初めは病院や私の家まで来て謝りたいと言っていたのを丁重にお断りして、後日こちらから城藤家に伺うことで話がまとまった。母には事故の経緯を詳しく言っていないので今更心配をかけたくなかったから。

私と接触した車の運転者へも金にもの言わせて事故を早期に収束させたようだ。私の治療費も母に知られることなく城藤が負担してくれた。
結局どこまでもお金の力で解決させるところは呆れを通り越して感心してしまう。





浅野さんに付き添ってもらって訪れた城藤邸は、もう坪数も分からないほど広い敷地で、門から数十メートル歩いてやっと玄関にたどり着ける。
松葉杖を使わなくてもなんとか歩けるようになったけれどまだ少し足に痛みがあって、浅野さんに横にいて支えてもらわなければ玄関までの砂利道は歩きにくかった。

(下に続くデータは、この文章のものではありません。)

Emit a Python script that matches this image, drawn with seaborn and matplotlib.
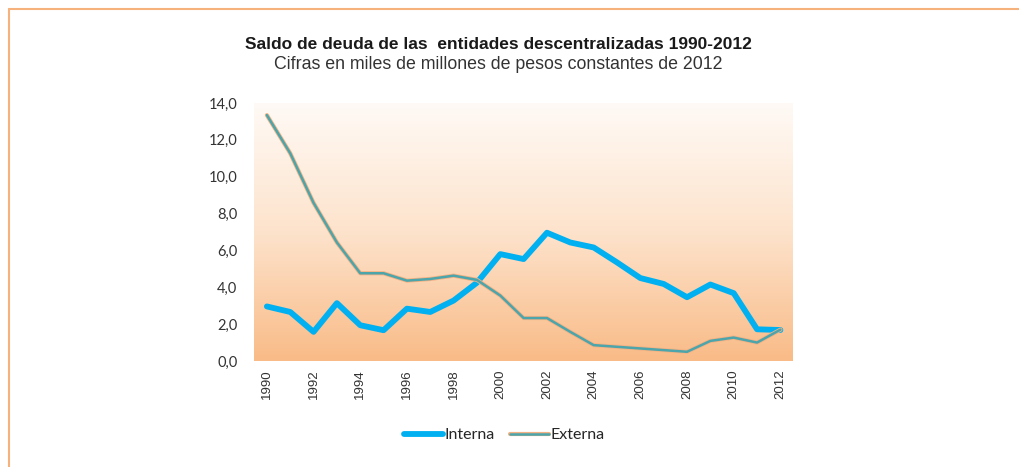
import numpy as np
import pandas as pd
import matplotlib.pyplot as plt
import matplotlib.patheffects as pe
from matplotlib.colors import LinearSegmentedColormap
from matplotlib.lines import Line2D
import seaborn as sns

# Saldo de deuda, miles de millones de pesos constantes de 2012
years = list(range(1990, 2013))
interna = [2.96, 2.66, 1.58, 3.14, 1.94, 1.67, 2.84, 2.66, 3.28, 4.25, 5.8, 5.53,
           6.96, 6.43, 6.16, 5.35, 4.5, 4.18, 3.46, 4.15, 3.68, 1.72, 1.68]
externa = [13.34, 11.27, 8.58, 6.43, 4.76, 4.76, 4.36, 4.45, 4.63, 4.4, 3.55, 2.33,
           2.33, 1.58, 0.86, 0.77, 0.68, 0.59, 0.5, 1.09, 1.27, 1.0, 1.7]

df = pd.DataFrame({'Año': years * 2,
                   'Saldo': interna + externa,
                   'Serie': ['Interna'] * len(years) + ['Externa'] * len(years)})

sns.set_theme(style='white')
plt.rcParams['font.family'] = ['Liberation Sans', 'DejaVu Sans']

fig = plt.figure(figsize=(10.19, 4.67), dpi=100)
ax = fig.add_axes([0.2493, 0.227, 0.528, 0.5525])

# fondo degradado del area de trazado
cmap = LinearSegmentedColormap.from_list('peach', ['#f9bb87', '#fde3cc', '#fffaf6'])
grad = np.linspace(0, 1, 256).reshape(-1, 1)
ax.imshow(grad, aspect='auto', cmap=cmap, origin='lower',
          extent=[1989.45, 2012.5, 0, 14], zorder=0)

sns.lineplot(data=df, x='Año', y='Saldo', hue='Serie',
             palette={'Interna': '#00b0f0', 'Externa': '#4ba5ab'},
             ax=ax, legend=False, zorder=3)
l_int, l_ext = ax.get_lines()[:2]
l_int.set_linewidth(4.2)
l_ext.set_linewidth(1.8)
l_ext.set_path_effects([pe.Stroke(linewidth=3.0, foreground='#f4b183'), pe.Normal()])

ax.set_xlim(1989.45, 2012.5)
ax.set_ylim(0, 14)
ax.set_xticks(range(1990, 2013, 2))
ax.set_xticklabels([str(y) for y in range(1990, 2013, 2)], rotation=90, fontsize=9.5, color='#333333')
ax.set_yticks(np.arange(0, 15, 2))
ax.set_yticklabels([f'{v:.1f}'.replace('.', ',') for v in np.arange(0, 15, 2)],
                   fontsize=10.5, color='#333333', family=['Lato', 'DejaVu Sans'])
ax.tick_params(axis='y', pad=12, length=0)
ax.tick_params(axis='x', pad=6, length=0)
ax.set_xlabel('')
ax.set_ylabel('')
for s in ax.spines.values():
    s.set_visible(False)

fig.text(0.489, 0.905, 'Saldo de deuda de las  entidades descentralizadas 1990-2012',
         ha='center', va='center', fontsize=12.5, fontweight='bold', color='#1a1a1a',
         family=['Liberation Sans Narrow', 'Liberation Sans'], fontstretch='condensed')
fig.text(0.489, 0.862, 'Cifras en miles de millones de pesos constantes de 2012',
         ha='center', va='center', fontsize=12.8, color='#333333',
         family=['Liberation Sans Narrow', 'Liberation Sans'], fontstretch='condensed')

handles = [Line2D([], [], color='#00b0f0', lw=4.2),
           Line2D([], [], color='#4ba5ab', lw=1.8,
                  path_effects=[pe.Stroke(linewidth=3.0, foreground='#f4b183'), pe.Normal()])]
fig.legend(handles, ['Interna', 'Externa'], loc='center', bbox_to_anchor=(0.495, 0.068),
           ncol=2, frameon=False, handlelength=2.4, handletextpad=0.1, columnspacing=1.0,
           prop={'family': ['Lato', 'DejaVu Sans'], 'size': 11.5})

# marco naranja de la pagina
fig.add_artist(Line2D([0.0093, 1.0], [0.9797, 0.9797], color='#f5b27c', lw=1.5))
fig.add_artist(Line2D([0.0093, 0.0093], [0.0, 0.9797], color='#f5b27c', lw=1.5))

fig.savefig('out.png', dpi=100)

迎えてくれた優磨くんに応接室に通されると、ご両親に土下座されてしまった。
美麗さんのご両親だからさぞ横柄な人だと思っていたけれど、予想していたよりもずっと普通な人たちだった。どうしてこのご両親が育てたというのに美麗さんはああなってしまったのだろう。
優磨くんの礼儀正しく品のあるところはご両親によく似ている。この家では美麗さんが異質に思えるほどに。

元々浅野さんとの結婚を許したのも美麗さんがまともになることを期待してのことだったらしい。結局はうまくいかなかったのだけれど。

浅野さんはご両親の前で改めて美麗さんが私と浅野さんに二度と関わらないようにと約束させた。
美麗さんとの結婚が破談になった時にも、もう関わらないとお互いに話し合いをしたそうだ。それが美麗さんが戻ってきたことによって有耶無耶になってしまったのだ。